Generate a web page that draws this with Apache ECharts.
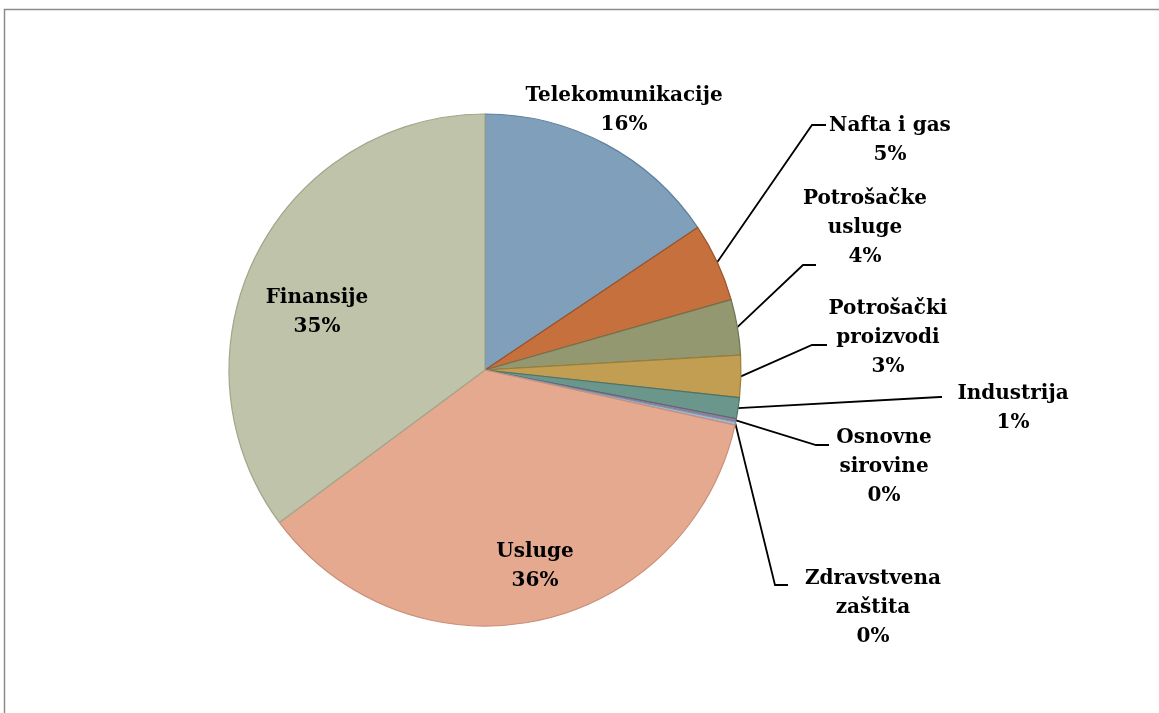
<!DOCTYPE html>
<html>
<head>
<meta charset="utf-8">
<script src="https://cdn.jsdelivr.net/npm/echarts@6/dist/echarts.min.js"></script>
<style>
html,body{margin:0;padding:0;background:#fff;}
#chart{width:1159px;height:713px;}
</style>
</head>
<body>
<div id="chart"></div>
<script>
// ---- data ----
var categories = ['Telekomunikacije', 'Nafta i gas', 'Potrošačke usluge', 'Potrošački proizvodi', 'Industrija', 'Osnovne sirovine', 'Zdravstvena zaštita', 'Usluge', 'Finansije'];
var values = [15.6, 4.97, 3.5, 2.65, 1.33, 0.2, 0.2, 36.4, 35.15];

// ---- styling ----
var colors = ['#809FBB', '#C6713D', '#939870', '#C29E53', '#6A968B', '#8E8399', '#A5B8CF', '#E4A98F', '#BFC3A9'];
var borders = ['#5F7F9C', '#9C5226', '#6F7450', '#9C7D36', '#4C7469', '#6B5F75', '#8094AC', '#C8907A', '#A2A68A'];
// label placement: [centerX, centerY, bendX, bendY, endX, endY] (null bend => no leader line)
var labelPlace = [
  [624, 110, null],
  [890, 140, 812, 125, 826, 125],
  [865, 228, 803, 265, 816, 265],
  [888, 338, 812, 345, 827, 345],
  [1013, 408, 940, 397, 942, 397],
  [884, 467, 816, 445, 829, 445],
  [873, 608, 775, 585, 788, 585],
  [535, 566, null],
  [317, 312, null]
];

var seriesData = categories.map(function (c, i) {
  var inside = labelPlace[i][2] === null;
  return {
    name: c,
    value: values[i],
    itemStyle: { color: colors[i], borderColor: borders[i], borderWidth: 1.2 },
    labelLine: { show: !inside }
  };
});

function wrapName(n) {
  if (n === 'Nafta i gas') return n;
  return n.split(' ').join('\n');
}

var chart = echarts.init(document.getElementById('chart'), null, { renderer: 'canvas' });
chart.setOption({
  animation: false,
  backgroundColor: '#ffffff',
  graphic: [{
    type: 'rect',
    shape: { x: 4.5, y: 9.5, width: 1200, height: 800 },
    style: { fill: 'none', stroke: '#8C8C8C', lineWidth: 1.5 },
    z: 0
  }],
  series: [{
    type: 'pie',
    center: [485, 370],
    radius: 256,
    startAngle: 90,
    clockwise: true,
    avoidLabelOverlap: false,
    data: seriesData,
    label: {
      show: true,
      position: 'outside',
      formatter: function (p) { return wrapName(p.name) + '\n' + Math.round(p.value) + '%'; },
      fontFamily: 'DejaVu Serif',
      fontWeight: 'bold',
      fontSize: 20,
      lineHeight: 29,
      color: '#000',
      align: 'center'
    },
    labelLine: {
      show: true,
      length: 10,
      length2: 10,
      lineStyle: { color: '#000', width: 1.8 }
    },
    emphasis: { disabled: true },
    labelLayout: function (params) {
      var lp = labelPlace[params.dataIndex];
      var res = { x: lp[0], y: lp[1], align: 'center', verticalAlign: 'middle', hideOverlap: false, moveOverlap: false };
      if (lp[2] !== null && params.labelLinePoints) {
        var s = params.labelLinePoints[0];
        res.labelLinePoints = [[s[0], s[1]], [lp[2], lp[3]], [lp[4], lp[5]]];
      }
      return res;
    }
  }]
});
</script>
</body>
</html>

■ ■ ■ ■ ■

- _What you should do_: Copy each line exactly, and leave the pictures out of your copy.

- _Exercise answer_:
Generate a web page that draws this with Apache ECharts.
<!DOCTYPE html>
<html>
<head>
<meta charset="utf-8">
<script src="https://cdn.jsdelivr.net/npm/echarts@6/dist/echarts.min.js"></script>
<style>
html,body{margin:0;padding:0;background:#fff;}
#chart{width:1159px;height:713px;}
</style>
</head>
<body>
<div id="chart"></div>
<script>
// ---- data ----
var categories = ['Telekomunikacije', 'Nafta i gas', 'Potrošačke usluge', 'Potrošački proizvodi', 'Industrija', 'Osnovne sirovine', 'Zdravstvena zaštita', 'Usluge', 'Finansije'];
var values = [15.6, 4.97, 3.5, 2.65, 1.33, 0.2, 0.2, 36.4, 35.15];

// ---- styling ----
var colors = ['#809FBB', '#C6713D', '#939870', '#C29E53', '#6A968B', '#8E8399', '#A5B8CF', '#E4A98F', '#BFC3A9'];
var borders = ['#5F7F9C', '#9C5226', '#6F7450', '#9C7D36', '#4C7469', '#6B5F75', '#8094AC', '#C8907A', '#A2A68A'];
// label placement: [centerX, centerY, bendX, bendY, endX, endY] (null bend => no leader line)
var labelPlace = [
  [624, 110, null],
  [890, 140, 812, 125, 826, 125],
  [865, 228, 803, 265, 816, 265],
  [888, 338, 812, 345, 827, 345],
  [1013, 408, 940, 397, 942, 397],
  [884, 467, 816, 445, 829, 445],
  [873, 608, 775, 585, 788, 585],
  [535, 566, null],
  [317, 312, null]
];

var seriesData = categories.map(function (c, i) {
  var inside = labelPlace[i][2] === null;
  return {
    name: c,
    value: values[i],
    itemStyle: { color: colors[i], borderColor: borders[i], borderWidth: 1.2 },
    labelLine: { show: !inside }
  };
});

function wrapName(n) {
  if (n === 'Nafta i gas') return n;
  return n.split(' ').join('\n');
}

var chart = echarts.init(document.getElementById('chart'), null, { renderer: 'canvas' });
chart.setOption({
  animation: false,
  backgroundColor: '#ffffff',
  graphic: [{
    type: 'rect',
    shape: { x: 4.5, y: 9.5, width: 1200, height: 800 },
    style: { fill: 'none', stroke: '#8C8C8C', lineWidth: 1.5 },
    z: 0
  }],
  series: [{
    type: 'pie',
    center: [485, 370],
    radius: 256,
    startAngle: 90,
    clockwise: true,
    avoidLabelOverlap: false,
    data: seriesData,
    label: {
      show: true,
      position: 'outside',
      formatter: function (p) { return wrapName(p.name) + '\n' + Math.round(p.value) + '%'; },
      fontFamily: 'DejaVu Serif',
      fontWeight: 'bold',
      fontSize: 20,
      lineHeight: 29,
      color: '#000',
      align: 'center'
    },
    labelLine: {
      show: true,
      length: 10,
      length2: 10,
      lineStyle: { color: '#000', width: 1.8 }
    },
    emphasis: { disabled: true },
    labelLayout: function (params) {
      var lp = labelPlace[params.dataIndex];
      var res = { x: lp[0], y: lp[1], align: 'center', verticalAlign: 'middle', hideOverlap: false, moveOverlap: false };
      if (lp[2] !== null && params.labelLinePoints) {
        var s = params.labelLinePoints[0];
        res.labelLinePoints = [[s[0], s[1]], [lp[2], lp[3]], [lp[4], lp[5]]];
      }
      return res;
    }
  }]
});
</script>
</body>
</html>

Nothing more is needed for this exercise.